Corriere della Sera 19/10/14
G. G. V.
Ha ascoltato per due settimane e ora
prende la parola lui. «Parliamo un po’ del Papa, adesso, in
rapporto con i vescovi... Dunque, il compito del Papa è di garantire
l’unità della Chiesa, di ricordare ai pastori che il loro primo
dovere è nutrire il gregge che il Signore ha loro affidato e di
cercare di accogliere — con paternità e misericordia e senza false
paure — le pecorelle smarrite. Ho sbagliato, qui, ho detto
accogliere: andare a trovarle, piuttosto». È il tardo pomeriggio
quando Francesco interviene al termine del Sinodo. I 183 padri
presenti (su 191) hanno appena finito di votare, uno per uno, i 62
punti della Relazione finale, un voto elettronico segreto che
prevedeva solo due possibilità, «placet» o «non placet».
E
qui succede una cosa particolare: tre paragrafi, i due che parlano di
divorziati e risposati e quello sugli omosessuali, ottengono la
maggioranza assoluta (104, 112 e 118 sì su 183), ma non quella
qualificata dei due terzi che al Sinodo sarebbe necessaria per
l’approvazione. Tutte le altre superano i due terzi, compreso il
punto (125 sì, 54 no) che invita a considerare gli «elementi
positivi» nei matrimoni civili e nelle convivenze.
Eppure
divorziati e gay, le questioni più delicate e simboliche di queste
due settimane, restano nel testo pubblicato, considerato che questo
Sinodo rappresenta «un work in progress » verso il Sinodo ordinario
che si riunirà fra un anno e che la Relazione «non è un testo
magisteriale, ma un documento che diventa un’ulteriore base di
discussione», spiega padre Federico Lombardi.
Lo dice lo stesso
Francesco, ai vescovi: «La Relatio Synodi è il riassunto fedele e
chiaro di tutto ciò che è stato discusso e viene presentato alle
Conferenze episcopali come Lineamenta », e cioè come il testo che
sarà approfondito in tutte le chiese del mondo per un anno.
Alla
fine, standing ovation di cinque minuti per le parole del Papa, che
tuttavia mette in guardia i vescovi da cinque «tentazioni» opposte:
«L’irrigidimento ostile» dei «tradizionalisti» e
«intellettualisti»; il «buonismo distruttivo» dei «progressisti
o liberalisti»; il voler «trasformare il pane in pietra» e
«scagliarla contro i peccatori, i deboli e i malati»; la tentazione
di «scendere dalla Croce» per «piegarsi allo spirito mondano»; e
infine di «considerarsi non custodi, ma proprietari e padroni»

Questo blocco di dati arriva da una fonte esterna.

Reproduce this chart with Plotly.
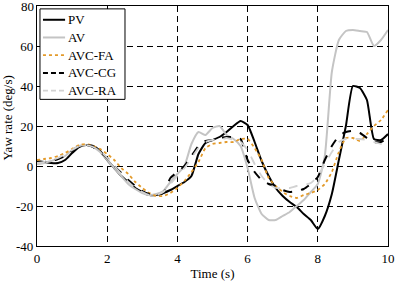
import plotly.graph_objects as go

time_s = [round(i * 0.2, 1) for i in range(51)]

pv = [2.5, 2, 1.5, 1.5, 3, 6.5, 9.5, 10.5, 10, 7.5,
      3, -1, -5, -8, -11, -13, -14.5, -14.5, -13.5, -12,
      -10, -8, -5, 6, 11.5, 13, 14.5, 17, 20, 22.5,
      20.5, 12, 2.5, -5, -11, -15, -18, -20.5, -24, -27,
      -31.5, -25, -14, 3, 20, 40, 39, 33, 13.5, 13, 16]

av = [1, 1.5, 2.5, 3.5, 5, 8, 10, 10.5, 9.5, 7,
      3, -1, -5, -9, -11.5, -13.5, -14.5, -14, -12.5, -8,
      -4, 0, 11, 17, 15.5, 19, 20, 15.5, 13.5, 10,
      -1, -16, -24, -27, -27, -25, -23, -20, -17, -13,
      -9, 5, 47, 63, 67.5, 68, 67.5, 67, 60, 63, 68]

avc_fa = [3, 3.5, 4, 5, 6.5, 8.5, 10.5, 11, 10, 8.5,
          6, 3, -1, -4, -8, -11, -13.5, -15, -15, -13.5,
          -11, -7.5, -3, 2, 9, 11, 11.5, 12, 12, 13.5,
          13.5, 9, 3, -6, -10, -13, -15, -16, -14.5, -13.5,
          -12, -9, -3, 7, 14, 14, 12.5, 16, 20, 23, 28]

avc_cg = [2, 2, 2.5, 3.5, 5, 7.5, 10, 10.5, 9.5, 7,
          4, 0, -3.5, -7, -10, -12.5, -14, -14.5, -13.5, -6,
          -3, 0, 5, 10, 12.5, 13, 14, 14.5, 14.5, 13.5,
          3, -3, -7, -9, -10, -12, -13, -12.5, -11.5, -9,
          -5.5, 3, 10, 15, 17, 17.5, 16.5, 14, 12, 12, 14]

avc_ra = [1.5, 2, 3, 4, 6, 8, 10, 10.5, 9.5, 7.5,
          4, 0, -4, -8, -11, -13, -14.5, -14.5, -13, -9,
          -5, -1, 4, 9, 12, 13, 13, 14, 13, 12,
          8, 1, -5, -9, -11, -11, -11, -10, -9.5, -8.5,
          -5, 1, 7, 12, 13.5, 13.5, 13.5, 13, 12, 11, 10]

x_ticks = [0, 2, 4, 6, 8, 10]
y_ticks = [-40, -20, 0, 20, 40, 60, 80]
y_tick_text = ["-40", "-20", "0", "20", "40", "60", "80"]
series_names = ["PV", "AV", "AVC-FA", "AVC-CG", "AVC-RA"]

styles = [
    dict(color="black", width=2, dash="solid"),
    dict(color="#c4c4c4", width=2, dash="solid"),
    dict(color="#e39a2a", width=1.8, dash="dot"),
    dict(color="black", width=2, dash="dash"),
    dict(color="#d2d2d2", width=1.8, dash="dash"),
]

fig = go.Figure()
for name, vals, line in zip(series_names, [pv, av, avc_fa, avc_cg, avc_ra], styles):
    fig.add_trace(go.Scatter(x=time_s, y=vals, mode="lines", name=name,
                             showlegend=False,
                             line=dict(shape="spline", smoothing=0.5, **line)))

FAM = "Liberation Serif, Times New Roman, serif"
font = dict(family=FAM, size=13, color="black")

# custom legend box (layout only)
shapes = [dict(type="rect", xref="paper", yref="paper", x0=0.0085, x1=0.2507,
               y0=0.611, y1=0.988, line=dict(color="black", width=1),
               fillcolor="white", layer="above")]
annotations = []
leg_top_px = 19
leg_step_px = 18
for i, (name, line) in enumerate(zip(series_names, styles)):
    yp = (249 - (leg_top_px + i * leg_step_px)) / 244
    shapes.append(dict(type="line", xref="paper", yref="paper", x0=0.017, x1=0.080,
                       y0=yp, y1=yp, layer="above",
                       line=dict(color=line["color"], width=line["width"],
                                 dash=line["dash"] if line["dash"] != "dash" else "5px,3px")))
    annotations.append(dict(text=name, xref="paper", yref="paper", x=0.084, y=yp,
                            xanchor="left", yanchor="middle", showarrow=False,
                            font=font))

annotations.append(dict(text="Yaw rate (deg/s)", xref="paper", yref="paper",
                        x=-0.083, y=0.535, xanchor="center", yanchor="middle",
                        textangle=-90, showarrow=False, font=font))

# top tick label (hidden by plotly because it touches the page edge)
annotations.append(dict(text=y_tick_text[-1], xref="paper", yref="y", x=0, y=y_ticks[-1],
                        xanchor="right", yanchor="middle", xshift=-1, showarrow=False,
                        font=font))

fig.update_layout(
    width=410, height=284,
    margin=dict(l=37, r=22, t=5, b=35),
    paper_bgcolor="white", plot_bgcolor="white",
    font=font,
    showlegend=False,
    shapes=shapes,
    annotations=annotations,
    xaxis=dict(range=[0, 10], tickvals=x_ticks, showgrid=True,
               gridcolor="black", griddash="6px,4px", gridwidth=1,
               showline=True, mirror=True, linecolor="black", linewidth=1.2,
               zeroline=False, ticks="", ticklen=0,
               title=dict(text="Time (s)", standoff=4, font=font)),
    yaxis=dict(range=[-40, 80], tickvals=y_ticks, ticktext=y_tick_text,
               showgrid=True, gridcolor="black", griddash="6px,4px", gridwidth=1,
               showline=True, mirror=True, linecolor="black", linewidth=1.2,
               zeroline=False, ticks="", ticklen=0),
)

fig.write_html("out.html")
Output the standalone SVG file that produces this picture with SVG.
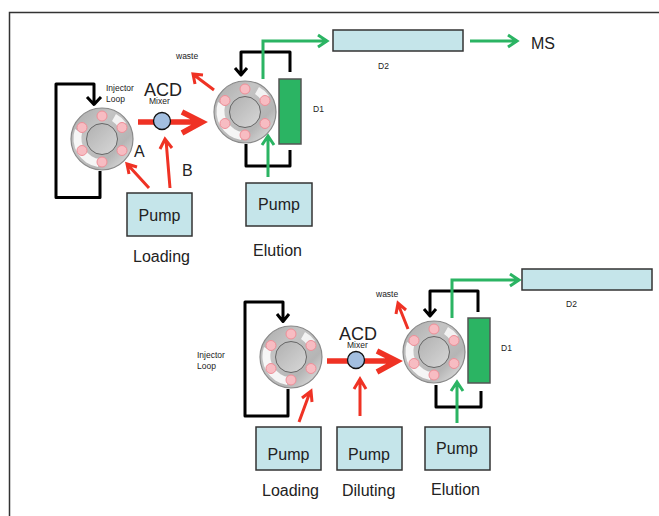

della fede, e così «trascurare la realtà».
Chiede
equilibrio, Francesco. E del resto non c’è simmetria con il voto
del mattino sul «messaggio finale» letto dal cardinale Ravasi. Un
testo che parla dell’Eucaristia come del momento in cui «la
famiglia si siede alla mensa del Signore con tutta la Chiesa» e
aggiunge: «Per questo, nella prima tappa, abbiamo riflettuto
sull’accompagnamento pastorale e sull’accesso ai sacramenti dei
divorziati risposati». Ed è passato con 158 voti su 174: «Cristo
ha voluto che la sua Chiesa fosse una casa con la porta sempre aperta
nell’accoglienza, senza escludere nessuno».